The potential water power available from the six-foot drop between the two rivers made the site attractive. Sands McCamly, who had retained the water power rights to the entire area, immediately began to capitalize on this potential. In 1835 he built a mill race between the two rivers, providing power for the first industries in the developing village. At its height, the mill race and later tail races and mill pond powered 18 businesses, including a wagon shop, an iron foundry as well as grain, saw, knitting and flour mills.
The Michigan Central railroad arrived in town in 1845 and was welcomed as the harbinger of prosperity and commercial development. Distant markets were now open to local industries. The Peninsular (later Grand Trunk) railroad soon connected Battle Creek to Canada and Chicago. The two competing rail lines bracketed the north and south edges of the downtown business and factory district.
As the city commercial center expanded, industries grew along the railroad lines and waterways. Small shops became thriving factories which grew into large industrial plants. By the turn of the century, heavy industrial factories ringed to downtown area, from Nichols and Shepard on the east to Advance Thresher and Duplex to the west. Two large steam pump factories were located between the rivers, at the northern and southern edges of the central downtown.
A buffer zone developed just to the north of the Battle Creek River, separating the spewing smokestacks of the bustling downtown from the quiet sanctuary of the elegant northside residential district. This area along Van Buren Street is the site of several of the large mainline churches and educational buildings.
The Freedom City
In its earliest years Battle Creek was known as a welcoming haven for freedom seekers, free thinkers and rebels. The Quakers who founded the settlement created an atmosphere which was unusually tolerant of different points of view and encouraged non-traditional attitudes.

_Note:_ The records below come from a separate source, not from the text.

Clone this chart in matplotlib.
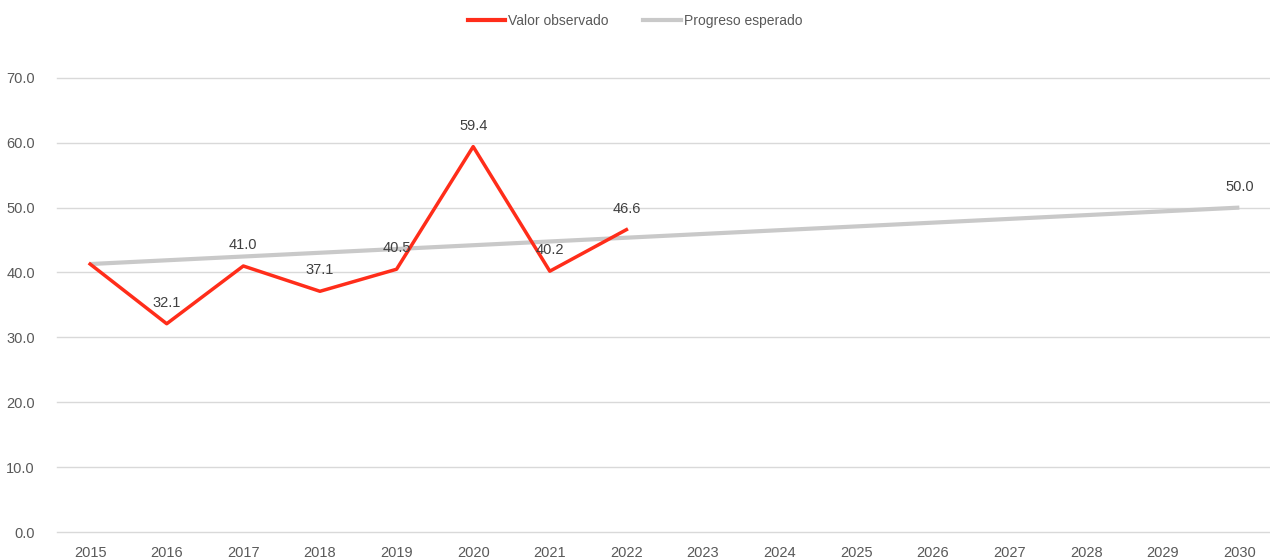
import matplotlib
matplotlib.use("Agg")
from matplotlib import pyplot as plt
from matplotlib.lines import Line2D

# data
years = list(range(2015, 2031))
obs_years = [2015, 2016, 2017, 2018, 2019, 2020, 2021, 2022]
obs_values = [41.3, 32.1, 41.0, 37.1, 40.5, 59.4, 40.2, 46.6]
obs_labels = [None, "32.1", "41.0", "37.1", "40.5", "59.4", "40.2", "46.6"]
exp_years = [2015, 2030]
exp_values = [41.3, 50.0]
yticks = [0, 10, 20, 30, 40, 50, 60, 70]

plt.rcParams['font.family'] = ['Liberation Sans Narrow', 'Liberation Sans', 'DejaVu Sans']

RED = '#ff2d1a'
GRAY = '#c9c9c9'
TXT = '#595959'

fig = plt.figure(figsize=(12.7, 5.6), dpi=100)
ax = fig.add_axes([0.045, 0.05, 0.955, 0.811])

ax.plot(exp_years, exp_values, color=GRAY, lw=3, solid_capstyle='butt', zorder=2)
ax.plot(obs_years, obs_values, color=RED, lw=2.5, zorder=3)

for x, v, lab in zip(obs_years, obs_values, obs_labels):
    if lab:
        ax.annotate(lab, (x, v), xytext=(0, 10), textcoords='offset points',
                    ha='center', va='bottom', fontsize=10.5, color='#404040')
ax.annotate("50.0", (exp_years[-1], exp_values[-1]), xytext=(0, 10),
            textcoords='offset points', ha='center', va='bottom',
            fontsize=10.5, color='#404040')

ax.set_xlim(2014.57, 2030.4)
ax.set_ylim(0, 70)
ax.set_xticks(years)
ax.set_yticks(yticks)
ax.set_yticklabels([f"{t:.1f}" for t in yticks])
ax.tick_params(length=0, colors=TXT, labelsize=10.5)
ax.tick_params(axis='y', pad=16)
ax.tick_params(axis='x', pad=10)
ax.grid(axis='y', color='#d9d9d9', lw=1)
for gl in ax.get_ygridlines():
    gl.set_clip_on(False)
ax.set_axisbelow(True)
for s in ax.spines.values():
    s.set_visible(False)

handles = [Line2D([], [], color=RED, lw=3), Line2D([], [], color=GRAY, lw=3)]
fig.legend(handles, ["Valor observado", "Progreso esperado"], loc='center',
           bbox_to_anchor=(0.5, 0.963), ncol=2, frameon=False, fontsize=10,
           handlelength=2.7, handletextpad=0.2, columnspacing=2.5,
           labelcolor=TXT)

fig.savefig("out.png", dpi=100, facecolor='white')
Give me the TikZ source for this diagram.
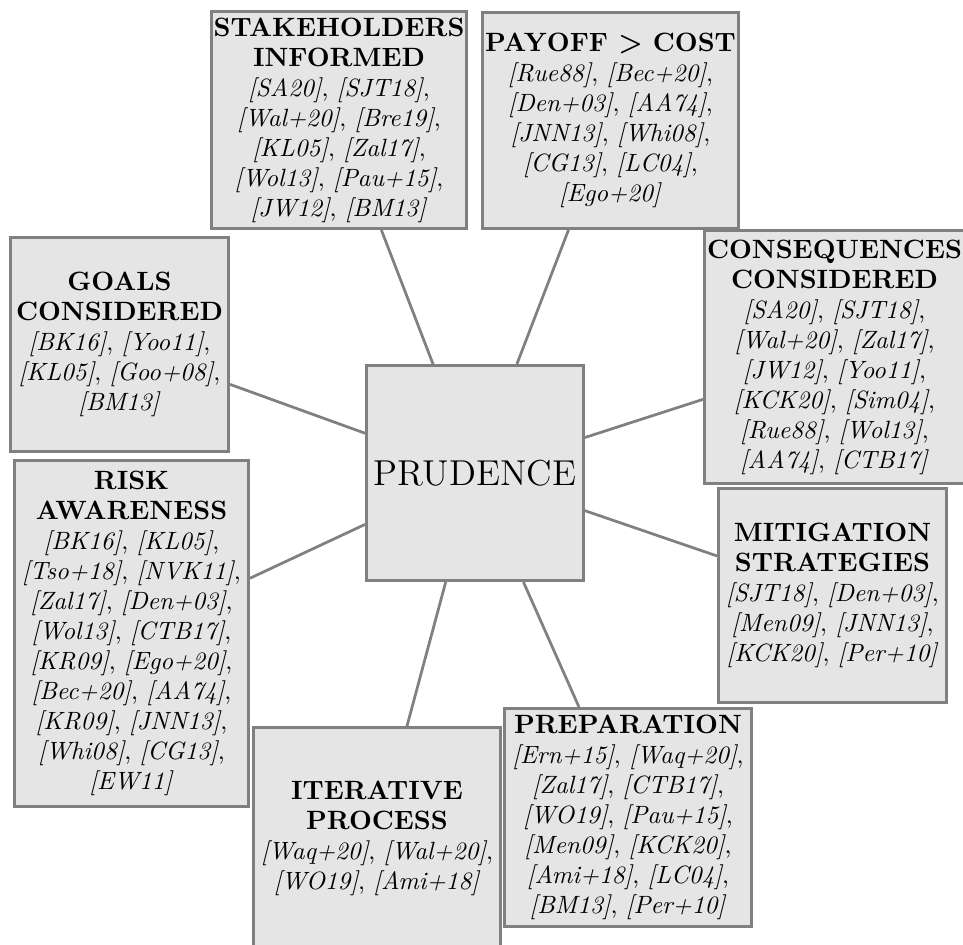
\documentclass[tikz,border=0pt]{standalone}
\newcommand{\rf}[1]{\textit{[#1]}}
\newcommand{\hd}[1]{{\fontsize{10.6}{12.6}\selectfont\textbf{#1}}}
\begin{document}
\begin{tikzpicture}[x=0.4pt,y=-0.4pt,
  box/.style={draw=gray, fill=gray!20, line width=1.2pt, align=center,
    inner sep=1pt, rectangle},
  sz/.style 2 args={minimum width=#1*0.4pt, minimum height=#2*0.4pt},
  link/.style={draw=gray, line width=1.1pt}]
\useasboundingbox (0,0) rectangle (963,945);

% central concept
\node[box, sz={217}{215}, font=\Large] (prud) at (475,473) {PRUDENCE};

% surrounding aspects
\node[box, sz={255}{217}] (stake) at (339,120)
  {\hd{STAKEHOLDERS}\\ \hd{INFORMED}\\
   \rf{SA20}, \rf{SJT18},\\ \rf{Wal+20}, \rf{Bre19},\\
   \rf{KL05}, \rf{Zal17},\\ \rf{Wol13}, \rf{Pau+15},\\
   \rf{JW12}, \rf{BM13}};

\node[box, sz={254}{216}] (pay) at (610.5,120.5)
  {\hd{PAYOFF {\boldmath$>$} COST}\\
   \rf{Rue88}, \rf{Bec+20},\\ \rf{Den+03}, \rf{AA74},\\
   \rf{JNN13}, \rf{Whi08},\\ \rf{CG13}, \rf{LC04},\\
   \rf{Ego+20}};

\node[box, sz={258}{253}] (cons) at (834.5,357)
  {\hd{CONSEQUENCES}\\ \hd{CONSIDERED}\\
   \rf{SA20}, \rf{SJT18},\\ \rf{Wal+20}, \rf{Zal17},\\
   \rf{JW12}, \rf{Yoo11},\\ \rf{KCK20}, \rf{Sim04},\\
   \rf{Rue88}, \rf{Wol13},\\ \rf{AA74}, \rf{CTB17}};

\node[box, sz={218}{214}] (goals) at (119.5,344.5)
  {\hd{GOALS}\\ \hd{CONSIDERED}\\
   \rf{BK16}, \rf{Yoo11},\\ \rf{KL05}, \rf{Goo+08},\\
   \rf{BM13}};

\node[box, sz={234}{346}] (risk) at (131.5,633.5)
  {\hd{RISK}\\ \hd{AWARENESS}\\
   \rf{BK16}, \rf{KL05},\\ \rf{Tso+18}, \rf{NVK11},\\
   \rf{Zal17}, \rf{Den+03},\\ \rf{Wol13}, \rf{CTB17},\\
   \rf{KR09}, \rf{Ego+20},\\ \rf{Bec+20}, \rf{AA74},\\
   \rf{KR09}, \rf{JNN13},\\ \rf{Whi08}, \rf{CG13},\\
   \rf{EW11}};

\node[box, sz={228}{214}] (mitig) at (832.5,595.5)
  {\hd{MITIGATION}\\ \hd{STRATEGIES}\\
   \rf{SJT18}, \rf{Den+03},\\ \rf{Men09}, \rf{JNN13},\\
   \rf{KCK20}, \rf{Per+10}};

\node[box, sz={247}{220}] (iter) at (377,838)
  {\hd{ITERATIVE}\\ \hd{PROCESS}\\
   \rf{Waq+20}, \rf{Wal+20},\\ \rf{WO19}, \rf{Ami+18}};

\node[box, sz={247}{218}] (prep) at (628,817.5)
  {\hd{PREPARATION}\\
   \rf{Ern+15}, \rf{Waq+20},\\ \rf{Zal17}, \rf{CTB17},\\
   \rf{WO19}, \rf{Pau+15},\\ \rf{Men09}, \rf{KCK20},\\
   \rf{Ami+18}, \rf{LC04},\\ \rf{BM13}, \rf{Per+10}};

% spokes from the centre
\foreach \n in {stake,pay,cons,goals,risk,mitig,iter,prep}
  \draw[link] (prud) -- (\n);
\end{tikzpicture}
\end{document}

Anti-slavery sentiment flourished here and Battle Creek soon became one of the important stops on the “Quaker Route” of the Michigan Underground Railroad. Many fleeing slaves crossed into the free territory of the North across the Ohio River. Most wished to travel even further north, away from the danger of pursuing slave catchers. These freedom seekers had two choices. The first was to proceed straight north through Ohio and across Lake Erie into Canada. The other primary route to Canada led west through Ohio to Indiana and Michigan. The “Quaker Route” began in Indiana and traveled through Cass County in southern Michigan, then north through Schoolcraft to Battle Creek. The route then turned east through Marshall to Detroit, where the refugees crossed over to the safety of Canada.
Quakers Erastus and Sarah Hussey, commemorated on the Battle Creek Underground Railroad monument, were the local conductors who assisted more than 1,000 fugitives to freedom between 1840 and 1855. Many of these freedom seekers chose to stay in Battle Creek instead of continuing to Canada. They built homes, established churches and founded businesses as they integrated themselves into the fabric of the city.
A committed abolitionist and activist, Hussey also edited The Liberty Press, Michigan’s anti-slavery newspaper, and was active in local, state and national Republican politics. As a state Senator, he authored Michigan’s Personal Liberty Law, to counter the onerous provisions of the 1850 federal Fugitive Slave Law.